Quantum AI is an emerging approach that uses quantum computers to run or enhance AI and machine-learning algorithms, aiming to exploit qubits, superposition, and entanglement to process information in ways classical hardware cannot. It is an exciting avenue of research because, if it works at scale, it could dramatically speed up training of large models, handle far more complex data and optimization problems, and unlock new capabilities in areas like drug discovery, finance, logistics, and language understanding that are currently bottlenecked by classical computing limits.Annealing quantum computers excel at combinatorial optimization, making them well-suited for supercharging molecular design, screening, and optimization workflows, including tasks such as selecting the optimal fragments used to build molecular candidates, designing core structures for these molecules, or deciding which molecules to substitute in or out from enormous chemical libraries. These capabilities transform drug discovery into a tailorable design problem.
At PolarisQB, we’re constantly exploring how quantum computing can solve real challenges in drug discovery. In our latest research, we applied quantum machine learning techniques to predict whether drug compounds are metabolized by CYP3A4, the liver enzyme responsible for breaking down roughly half of all marketed drugs. Accurately predicting CYP3A4 substrate status is critical for assessing drug-drug interactions and ultimately determining whether a candidate molecule can safely advance through clinical development. This research was conducted as part of the TD Commons ADMET benchmark challenge on CYP3A4 substrate prediction (https://tdcommons.ai/benchmark/admet_group/15cyp3a4s/).

Image taken from:
https://www.tandfonline.com/doi/full/10.1080/13543776.2025.2470294
Our approach, inspired by recent work by Simen et al. (“Data-informed Qubit Assignment with a Variable Arity Quantum Convolution,” arXiv:2510.13807), uses mutual information (MI) analysis to design quantum circuits that capture meaningful relationships among molecular features. Following the work of Simen et al., we identify which pairs and triplets of molecular descriptors share strong statistical dependencies, then encode those relationships into the quantum circuit’s entanglement structure. This data-driven methodology ensures that quantum encoding focuses computational resources on feature interactions that are actually relevant to the prediction task.

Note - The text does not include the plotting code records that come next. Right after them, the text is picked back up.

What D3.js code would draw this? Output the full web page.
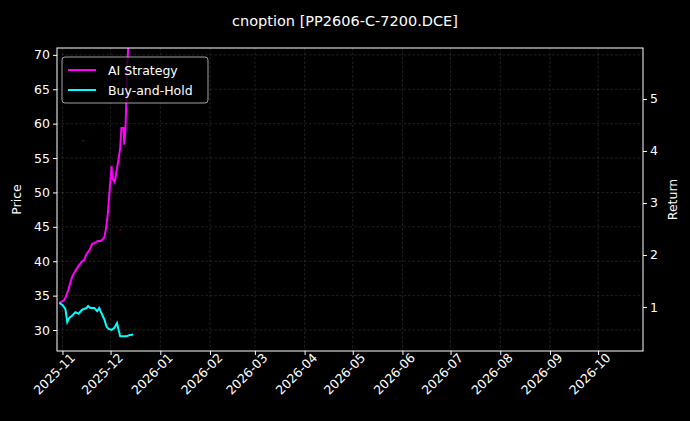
<!DOCTYPE html>
<html>
<head>
<meta charset="utf-8">
<script src="https://cdn.jsdelivr.net/npm/d3@7"></script>
<style>
  body { margin: 0; background: #000; }
  svg { font-family: "DejaVu Sans", sans-serif; }
</style>
</head>
<body>
<svg width="690" height="421"></svg>
<script>
const title = "cnoption [PP2606-C-7200.DCE]";

const aiDates = ["2025-10-30","2025-11-02","2025-11-03","2025-11-04T16","2025-11-06","2025-11-07","2025-11-09","2025-11-11","2025-11-13","2025-11-14T12","2025-11-16","2025-11-18","2025-11-19T10","2025-11-21","2025-11-23","2025-11-25","2025-11-27","2025-11-28","2025-11-29T05","2025-11-30T10","2025-12-01T15","2025-12-02","2025-12-03T12","2025-12-04T16","2025-12-05T22","2025-12-07","2025-12-07T18","2025-12-09","2025-12-09T14","2025-12-10T06","2025-12-10T20","2025-12-11T10","2025-12-12"];
const aiReturn = [1.08,1.13,1.19,1.33,1.48,1.58,1.69,1.79,1.87,1.90,2.02,2.10,2.21,2.23,2.27,2.27,2.33,2.48,2.77,3.25,3.71,3.48,3.40,3.60,3.83,4.06,4.44,4.44,4.12,4.40,4.98,5.65,5.98];

const bhDates = ["2025-10-30","2025-11-01","2025-11-02T20","2025-11-04","2025-11-05T06","2025-11-07","2025-11-09","2025-11-11","2025-11-13","2025-11-14","2025-11-16","2025-11-17","2025-11-18T12","2025-11-19T18","2025-11-20T22","2025-11-22T16","2025-11-23T22","2025-11-25","2025-11-27","2025-11-28T12","2025-11-29T20","2025-12-01T14","2025-12-03T10","2025-12-05","2025-12-06","2025-12-07","2025-12-09","2025-12-11","2025-12-13","2025-12-14","2025-12-15"];
const bhReturn = [1.08,1.04,0.96,0.71,0.79,0.83,0.90,0.87,0.94,0.96,0.98,1.02,0.98,0.98,0.98,0.92,0.98,0.90,0.77,0.62,0.58,0.56,0.60,0.69,0.56,0.44,0.44,0.44,0.46,0.46,0.48];

// faint price markers
const priceDates = ["2025-11-14","2025-12-01","2025-12-07"];
const priceValues = [57.5, 38.5, 44.5];

const xTicks = ["2025-11","2025-12","2026-01","2026-02","2026-03","2026-04","2026-05","2026-06","2026-07","2026-08","2026-09","2026-10"];
const priceTicks = [30,35,40,45,50,55,60,65,70];
const returnTicks = [1,2,3,4,5];

const parse = s => new Date(s.length === 7 ? s + "-01T00:00" : (s.length === 10 ? s + "T00:00" : s + ":00"));

const m = {left: 57, right: 47, top: 48, bottom: 70};
const W = 690, H = 421;
const svg = d3.select("svg");

const x = d3.scaleTime()
  .domain([parse("2025-10-28T14"), parse("2026-10-29")])
  .range([m.left, W - m.right]);
const yP = d3.scaleLinear().domain([26.95, 71.0]).range([H - m.bottom, m.top]);
const yR = d3.scaleLinear().domain([0.154, 5.98]).range([H - m.bottom, m.top]);

svg.append("rect").attr("width", W).attr("height", H).attr("fill", "#000");

svg.append("text").attr("x", 345).attr("y", 26).attr("text-anchor", "middle")
  .attr("fill", "#fff").attr("font-size", 14.5).text(title);

// grid
const grid = svg.append("g").attr("stroke", "#fff").attr("stroke-opacity", 0.22)
  .attr("stroke-dasharray", "2.5,2").attr("stroke-width", 0.6);
xTicks.forEach(t => grid.append("line").attr("x1", x(parse(t))).attr("x2", x(parse(t)))
  .attr("y1", m.top).attr("y2", H - m.bottom));
priceTicks.forEach(t => grid.append("line").attr("x1", m.left).attr("x2", W - m.right)
  .attr("y1", yP(t)).attr("y2", yP(t)));

svg.append("clipPath").attr("id", "c").append("rect")
  .attr("x", m.left).attr("y", m.top).attr("width", W - m.left - m.right).attr("height", H - m.top - m.bottom);
const plot = svg.append("g").attr("clip-path", "url(#c)");

plot.selectAll("circle.p").data(priceDates).join("circle")
  .attr("cx", d => x(parse(d))).attr("cy", (d, i) => yP(priceValues[i]))
  .attr("r", 1).attr("fill", "#5a0a1a");

const line = d3.line().x(d => x(parse(d[0]))).y(d => yR(d[1]));
plot.append("path").datum(aiDates.map((d, i) => [d, aiReturn[i]]))
  .attr("fill", "none").attr("stroke", "#ff00ff").attr("stroke-width", 2).attr("d", line);
plot.append("path").datum(bhDates.map((d, i) => [d, bhReturn[i]]))
  .attr("fill", "none").attr("stroke", "#00ffff").attr("stroke-width", 2).attr("d", line);

// frame
svg.append("rect").attr("x", m.left).attr("y", m.top)
  .attr("width", W - m.left - m.right).attr("height", H - m.top - m.bottom)
  .attr("fill", "none").attr("stroke", "#fff").attr("stroke-width", 1);

const styleAxis = g => {
  g.select(".domain").remove();
  g.selectAll("line").attr("stroke", "#fff");
  g.selectAll("text").attr("fill", "#fff").attr("font-size", 12.5).attr("font-family", "DejaVu Sans");
};

svg.append("g").attr("transform", `translate(0,${H - m.bottom})`)
  .call(d3.axisBottom(x).tickValues(xTicks.map(parse)).tickFormat(d3.timeFormat("%Y-%m")).tickSize(4).tickPadding(3))
  .call(styleAxis)
  .selectAll("text").attr("text-anchor", "end").attr("dx", "0.3em").attr("dy", "0.6em")
  .attr("transform", "rotate(-45)");

svg.append("g").attr("transform", `translate(${m.left},0)`)
  .call(d3.axisLeft(yP).tickValues(priceTicks).tickSize(4).tickPadding(3)).call(styleAxis);
svg.append("g").attr("transform", `translate(${W - m.right},0)`)
  .call(d3.axisRight(yR).tickValues(returnTicks).tickFormat(d3.format("d")).tickSize(4).tickPadding(3)).call(styleAxis);

svg.append("text").attr("transform", `translate(21,${(m.top + H - m.bottom) / 2}) rotate(-90)`)
  .attr("text-anchor", "middle").attr("fill", "#fff").attr("font-size", 12.5).text("Price");
svg.append("text").attr("transform", `translate(677,${(m.top + H - m.bottom) / 2}) rotate(-90)`)
  .attr("text-anchor", "middle").attr("fill", "#fff").attr("font-size", 12.5).text("Return");

// legend
const lg = svg.append("g").attr("transform", "translate(62,57)");
lg.append("rect").attr("width", 146).attr("height", 46).attr("rx", 3)
  .attr("fill", "#000").attr("fill-opacity", 0.8).attr("stroke", "#ccc").attr("stroke-width", 0.8);
[["AI Strategy", "#ff00ff"], ["Buy-and-Hold", "#00ffff"]].forEach(([name, c], i) => {
  const yy = 13 + i * 20;
  lg.append("line").attr("x1", 6).attr("x2", 34).attr("y1", yy).attr("y2", yy)
    .attr("stroke", c).attr("stroke-width", 2);
  lg.append("text").attr("x", 46).attr("y", yy + 4.5).attr("fill", "#fff")
    .attr("font-size", 12.5).text(name);
});
</script>
</body>
</html>
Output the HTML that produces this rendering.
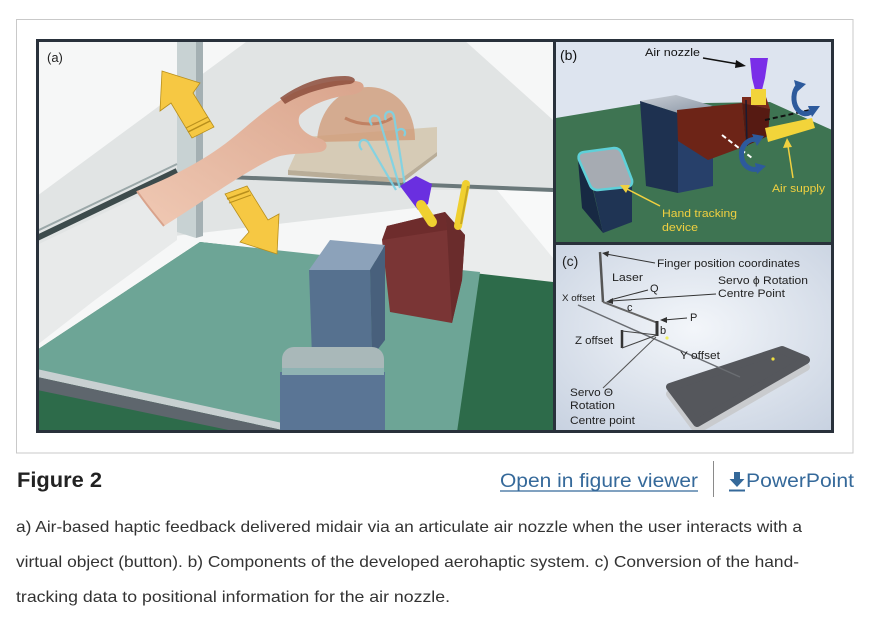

We evaluated 48 hyperparameter configurations across a dataset of 668 drug molecules described by 88 molecular descriptors, using 5-fold stratified cross-validation with CatBoost as the classifier. Simpler quantum circuits consistently outperformed more complex ones. The optimal configuration used direct MI coupling, a short evolution time (T=0.5), and a single Trotter step, achieving an ROC-AUC of 0.675 with a standard deviation of just 0.019 across folds, compared to 0.666 ± 0.061 for the classical baseline. This represents a 70% reduction in prediction variance alongside a modest gain in accuracy. The finding aligns with emerging best practices in quantum machine learning: let the data guide the circuit design, and avoid unnecessary complexity.
Our results demonstrate another key advantage of quantum-augmented features: stability. While our quantum-enhanced model achieved a modest 1.4% improvement in ROC-AUC over the classical baseline, the more significant finding was a 70% reduction in prediction variance across cross-validation folds. In practical terms, this means that the model produces consistent predictions regardless of the subset of the training data on which it is presented. This is a crucial property for any system intended for production deployment in drug discovery pipelines.
This work builds on recent research in data-informed quantum circuit design while introducing practical improvements, such as cross-fold stability filtering, to ensure robust feature selection. As quantum hardware continues to mature, techniques like MI-guided Hamiltonian encoding offer a principled path toward quantum advantage in molecular property prediction: not through raw performance gains alone, but through the kind of reliable, consistent predictions that drug discovery demands.